Start INFORMATION SHOWN

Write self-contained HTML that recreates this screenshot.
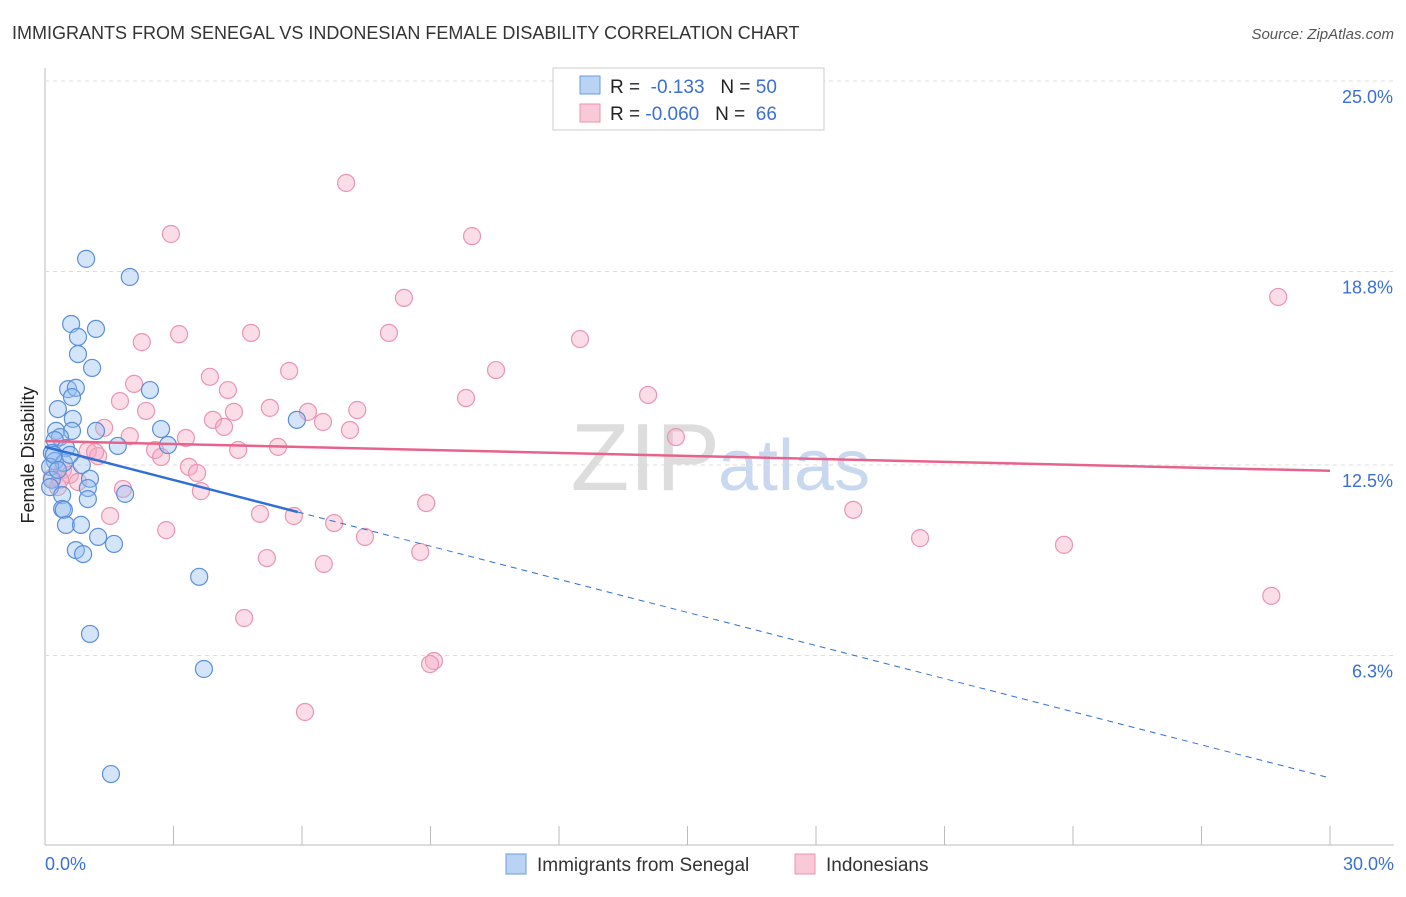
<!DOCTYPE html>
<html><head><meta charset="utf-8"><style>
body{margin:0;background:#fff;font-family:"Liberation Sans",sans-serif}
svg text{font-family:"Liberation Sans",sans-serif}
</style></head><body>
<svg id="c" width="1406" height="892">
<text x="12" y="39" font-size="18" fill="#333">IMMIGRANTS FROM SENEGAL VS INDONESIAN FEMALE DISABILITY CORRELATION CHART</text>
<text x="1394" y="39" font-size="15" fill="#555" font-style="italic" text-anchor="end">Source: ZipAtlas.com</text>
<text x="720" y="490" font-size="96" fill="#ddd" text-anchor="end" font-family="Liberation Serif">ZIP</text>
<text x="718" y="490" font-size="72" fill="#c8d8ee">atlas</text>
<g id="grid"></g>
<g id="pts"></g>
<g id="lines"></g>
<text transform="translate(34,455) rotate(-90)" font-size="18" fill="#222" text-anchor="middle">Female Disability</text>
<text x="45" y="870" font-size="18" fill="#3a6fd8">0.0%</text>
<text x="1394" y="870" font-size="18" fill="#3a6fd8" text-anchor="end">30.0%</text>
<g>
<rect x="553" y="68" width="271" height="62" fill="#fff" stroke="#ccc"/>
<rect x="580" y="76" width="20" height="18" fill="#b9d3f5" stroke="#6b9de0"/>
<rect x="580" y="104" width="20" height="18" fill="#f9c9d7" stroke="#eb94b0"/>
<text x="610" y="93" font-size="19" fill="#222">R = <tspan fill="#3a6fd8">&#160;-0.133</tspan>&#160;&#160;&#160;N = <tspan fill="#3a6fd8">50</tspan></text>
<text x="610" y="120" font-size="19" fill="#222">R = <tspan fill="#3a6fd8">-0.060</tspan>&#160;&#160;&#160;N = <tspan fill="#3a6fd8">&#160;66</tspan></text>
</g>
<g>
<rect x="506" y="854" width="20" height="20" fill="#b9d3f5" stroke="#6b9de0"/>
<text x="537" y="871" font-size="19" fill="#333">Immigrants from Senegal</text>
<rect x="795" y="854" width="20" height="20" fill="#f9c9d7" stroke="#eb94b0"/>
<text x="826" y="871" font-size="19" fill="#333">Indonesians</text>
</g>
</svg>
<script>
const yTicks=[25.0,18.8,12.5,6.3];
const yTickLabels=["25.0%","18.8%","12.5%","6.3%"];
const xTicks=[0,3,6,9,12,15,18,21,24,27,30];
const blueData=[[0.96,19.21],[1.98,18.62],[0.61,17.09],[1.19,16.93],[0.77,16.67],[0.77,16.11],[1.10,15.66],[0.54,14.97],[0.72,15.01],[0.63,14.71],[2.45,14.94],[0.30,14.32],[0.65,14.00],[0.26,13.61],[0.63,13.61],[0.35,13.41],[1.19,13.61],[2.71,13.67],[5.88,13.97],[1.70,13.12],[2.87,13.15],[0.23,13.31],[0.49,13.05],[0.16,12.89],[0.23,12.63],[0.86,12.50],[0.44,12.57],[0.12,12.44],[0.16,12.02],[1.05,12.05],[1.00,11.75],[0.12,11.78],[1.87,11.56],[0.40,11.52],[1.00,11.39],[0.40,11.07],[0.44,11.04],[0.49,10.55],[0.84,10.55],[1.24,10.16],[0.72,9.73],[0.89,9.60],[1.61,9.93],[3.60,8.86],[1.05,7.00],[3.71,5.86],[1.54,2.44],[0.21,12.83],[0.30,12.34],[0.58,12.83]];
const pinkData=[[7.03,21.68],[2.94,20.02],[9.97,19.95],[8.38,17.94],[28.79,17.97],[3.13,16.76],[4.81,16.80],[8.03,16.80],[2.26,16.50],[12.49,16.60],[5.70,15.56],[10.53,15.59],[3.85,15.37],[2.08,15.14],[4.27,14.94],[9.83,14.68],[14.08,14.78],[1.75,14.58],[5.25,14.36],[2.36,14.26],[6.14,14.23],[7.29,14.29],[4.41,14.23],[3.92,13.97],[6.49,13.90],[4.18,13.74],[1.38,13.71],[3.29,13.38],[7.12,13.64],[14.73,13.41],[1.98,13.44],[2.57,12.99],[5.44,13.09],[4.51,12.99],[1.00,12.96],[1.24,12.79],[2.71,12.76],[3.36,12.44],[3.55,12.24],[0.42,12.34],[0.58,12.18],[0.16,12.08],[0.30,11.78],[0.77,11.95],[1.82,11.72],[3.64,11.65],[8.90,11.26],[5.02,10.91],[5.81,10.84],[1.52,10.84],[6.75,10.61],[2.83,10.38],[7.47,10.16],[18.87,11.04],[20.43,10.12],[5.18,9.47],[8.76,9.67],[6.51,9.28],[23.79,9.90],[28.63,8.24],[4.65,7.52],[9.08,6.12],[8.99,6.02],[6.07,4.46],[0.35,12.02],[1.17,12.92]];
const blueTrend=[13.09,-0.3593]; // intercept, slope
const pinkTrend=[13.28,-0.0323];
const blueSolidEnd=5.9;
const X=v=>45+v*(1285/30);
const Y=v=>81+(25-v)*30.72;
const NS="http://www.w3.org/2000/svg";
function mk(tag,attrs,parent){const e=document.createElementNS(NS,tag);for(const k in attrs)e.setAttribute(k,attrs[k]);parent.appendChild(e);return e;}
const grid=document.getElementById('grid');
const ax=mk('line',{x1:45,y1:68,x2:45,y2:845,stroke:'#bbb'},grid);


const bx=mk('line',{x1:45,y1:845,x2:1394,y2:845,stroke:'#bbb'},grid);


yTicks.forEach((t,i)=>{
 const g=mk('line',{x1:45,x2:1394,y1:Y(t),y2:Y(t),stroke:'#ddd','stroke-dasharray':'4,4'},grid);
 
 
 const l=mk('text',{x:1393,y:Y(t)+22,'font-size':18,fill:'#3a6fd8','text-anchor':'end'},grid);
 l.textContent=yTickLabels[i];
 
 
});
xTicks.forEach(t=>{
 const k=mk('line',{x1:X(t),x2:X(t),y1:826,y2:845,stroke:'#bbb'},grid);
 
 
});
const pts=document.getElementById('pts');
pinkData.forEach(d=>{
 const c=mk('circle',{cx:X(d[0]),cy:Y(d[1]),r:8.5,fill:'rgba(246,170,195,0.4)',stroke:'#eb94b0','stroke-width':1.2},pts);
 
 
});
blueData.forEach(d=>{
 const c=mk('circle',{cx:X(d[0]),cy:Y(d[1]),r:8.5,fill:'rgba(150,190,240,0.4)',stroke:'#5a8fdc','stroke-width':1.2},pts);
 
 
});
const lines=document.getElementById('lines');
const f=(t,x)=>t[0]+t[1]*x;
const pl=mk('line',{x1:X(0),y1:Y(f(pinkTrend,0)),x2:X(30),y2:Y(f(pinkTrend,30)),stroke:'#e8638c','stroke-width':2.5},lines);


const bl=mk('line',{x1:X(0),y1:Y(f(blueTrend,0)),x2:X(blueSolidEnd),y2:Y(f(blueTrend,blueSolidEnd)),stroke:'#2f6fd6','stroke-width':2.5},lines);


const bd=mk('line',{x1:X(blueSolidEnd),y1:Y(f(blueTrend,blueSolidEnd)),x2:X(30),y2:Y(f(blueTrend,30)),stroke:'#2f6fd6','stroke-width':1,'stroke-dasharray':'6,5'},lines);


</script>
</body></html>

End INFORMATION SHOWN

### EXERCISE GOAL
Give every line back word for word and leave the pictures out.

### TASK RESULT
Write self-contained HTML that recreates this screenshot.
<!DOCTYPE html>
<html><head><meta charset="utf-8"><style>
body{margin:0;background:#fff;font-family:"Liberation Sans",sans-serif}
svg text{font-family:"Liberation Sans",sans-serif}
</style></head><body>
<svg id="c" width="1406" height="892">
<text x="12" y="39" font-size="18" fill="#333">IMMIGRANTS FROM SENEGAL VS INDONESIAN FEMALE DISABILITY CORRELATION CHART</text>
<text x="1394" y="39" font-size="15" fill="#555" font-style="italic" text-anchor="end">Source: ZipAtlas.com</text>
<text x="720" y="490" font-size="96" fill="#ddd" text-anchor="end" font-family="Liberation Serif">ZIP</text>
<text x="718" y="490" font-size="72" fill="#c8d8ee">atlas</text>
<g id="grid"></g>
<g id="pts"></g>
<g id="lines"></g>
<text transform="translate(34,455) rotate(-90)" font-size="18" fill="#222" text-anchor="middle">Female Disability</text>
<text x="45" y="870" font-size="18" fill="#3a6fd8">0.0%</text>
<text x="1394" y="870" font-size="18" fill="#3a6fd8" text-anchor="end">30.0%</text>
<g>
<rect x="553" y="68" width="271" height="62" fill="#fff" stroke="#ccc"/>
<rect x="580" y="76" width="20" height="18" fill="#b9d3f5" stroke="#6b9de0"/>
<rect x="580" y="104" width="20" height="18" fill="#f9c9d7" stroke="#eb94b0"/>
<text x="610" y="93" font-size="19" fill="#222">R = <tspan fill="#3a6fd8">&#160;-0.133</tspan>&#160;&#160;&#160;N = <tspan fill="#3a6fd8">50</tspan></text>
<text x="610" y="120" font-size="19" fill="#222">R = <tspan fill="#3a6fd8">-0.060</tspan>&#160;&#160;&#160;N = <tspan fill="#3a6fd8">&#160;66</tspan></text>
</g>
<g>
<rect x="506" y="854" width="20" height="20" fill="#b9d3f5" stroke="#6b9de0"/>
<text x="537" y="871" font-size="19" fill="#333">Immigrants from Senegal</text>
<rect x="795" y="854" width="20" height="20" fill="#f9c9d7" stroke="#eb94b0"/>
<text x="826" y="871" font-size="19" fill="#333">Indonesians</text>
</g>
</svg>
<script>
const yTicks=[25.0,18.8,12.5,6.3];
const yTickLabels=["25.0%","18.8%","12.5%","6.3%"];
const xTicks=[0,3,6,9,12,15,18,21,24,27,30];
const blueData=[[0.96,19.21],[1.98,18.62],[0.61,17.09],[1.19,16.93],[0.77,16.67],[0.77,16.11],[1.10,15.66],[0.54,14.97],[0.72,15.01],[0.63,14.71],[2.45,14.94],[0.30,14.32],[0.65,14.00],[0.26,13.61],[0.63,13.61],[0.35,13.41],[1.19,13.61],[2.71,13.67],[5.88,13.97],[1.70,13.12],[2.87,13.15],[0.23,13.31],[0.49,13.05],[0.16,12.89],[0.23,12.63],[0.86,12.50],[0.44,12.57],[0.12,12.44],[0.16,12.02],[1.05,12.05],[1.00,11.75],[0.12,11.78],[1.87,11.56],[0.40,11.52],[1.00,11.39],[0.40,11.07],[0.44,11.04],[0.49,10.55],[0.84,10.55],[1.24,10.16],[0.72,9.73],[0.89,9.60],[1.61,9.93],[3.60,8.86],[1.05,7.00],[3.71,5.86],[1.54,2.44],[0.21,12.83],[0.30,12.34],[0.58,12.83]];
const pinkData=[[7.03,21.68],[2.94,20.02],[9.97,19.95],[8.38,17.94],[28.79,17.97],[3.13,16.76],[4.81,16.80],[8.03,16.80],[2.26,16.50],[12.49,16.60],[5.70,15.56],[10.53,15.59],[3.85,15.37],[2.08,15.14],[4.27,14.94],[9.83,14.68],[14.08,14.78],[1.75,14.58],[5.25,14.36],[2.36,14.26],[6.14,14.23],[7.29,14.29],[4.41,14.23],[3.92,13.97],[6.49,13.90],[4.18,13.74],[1.38,13.71],[3.29,13.38],[7.12,13.64],[14.73,13.41],[1.98,13.44],[2.57,12.99],[5.44,13.09],[4.51,12.99],[1.00,12.96],[1.24,12.79],[2.71,12.76],[3.36,12.44],[3.55,12.24],[0.42,12.34],[0.58,12.18],[0.16,12.08],[0.30,11.78],[0.77,11.95],[1.82,11.72],[3.64,11.65],[8.90,11.26],[5.02,10.91],[5.81,10.84],[1.52,10.84],[6.75,10.61],[2.83,10.38],[7.47,10.16],[18.87,11.04],[20.43,10.12],[5.18,9.47],[8.76,9.67],[6.51,9.28],[23.79,9.90],[28.63,8.24],[4.65,7.52],[9.08,6.12],[8.99,6.02],[6.07,4.46],[0.35,12.02],[1.17,12.92]];
const blueTrend=[13.09,-0.3593]; // intercept, slope
const pinkTrend=[13.28,-0.0323];
const blueSolidEnd=5.9;
const X=v=>45+v*(1285/30);
const Y=v=>81+(25-v)*30.72;
const NS="http://www.w3.org/2000/svg";
function mk(tag,attrs,parent){const e=document.createElementNS(NS,tag);for(const k in attrs)e.setAttribute(k,attrs[k]);parent.appendChild(e);return e;}
const grid=document.getElementById('grid');
const ax=mk('line',{x1:45,y1:68,x2:45,y2:845,stroke:'#bbb'},grid);


const bx=mk('line',{x1:45,y1:845,x2:1394,y2:845,stroke:'#bbb'},grid);


yTicks.forEach((t,i)=>{
 const g=mk('line',{x1:45,x2:1394,y1:Y(t),y2:Y(t),stroke:'#ddd','stroke-dasharray':'4,4'},grid);
 
 
 const l=mk('text',{x:1393,y:Y(t)+22,'font-size':18,fill:'#3a6fd8','text-anchor':'end'},grid);
 l.textContent=yTickLabels[i];
 
 
});
xTicks.forEach(t=>{
 const k=mk('line',{x1:X(t),x2:X(t),y1:826,y2:845,stroke:'#bbb'},grid);
 
 
});
const pts=document.getElementById('pts');
pinkData.forEach(d=>{
 const c=mk('circle',{cx:X(d[0]),cy:Y(d[1]),r:8.5,fill:'rgba(246,170,195,0.4)',stroke:'#eb94b0','stroke-width':1.2},pts);
 
 
});
blueData.forEach(d=>{
 const c=mk('circle',{cx:X(d[0]),cy:Y(d[1]),r:8.5,fill:'rgba(150,190,240,0.4)',stroke:'#5a8fdc','stroke-width':1.2},pts);
 
 
});
const lines=document.getElementById('lines');
const f=(t,x)=>t[0]+t[1]*x;
const pl=mk('line',{x1:X(0),y1:Y(f(pinkTrend,0)),x2:X(30),y2:Y(f(pinkTrend,30)),stroke:'#e8638c','stroke-width':2.5},lines);


const bl=mk('line',{x1:X(0),y1:Y(f(blueTrend,0)),x2:X(blueSolidEnd),y2:Y(f(blueTrend,blueSolidEnd)),stroke:'#2f6fd6','stroke-width':2.5},lines);


const bd=mk('line',{x1:X(blueSolidEnd),y1:Y(f(blueTrend,blueSolidEnd)),x2:X(30),y2:Y(f(blueTrend,30)),stroke:'#2f6fd6','stroke-width':1,'stroke-dasharray':'6,5'},lines);


</script>
</body></html>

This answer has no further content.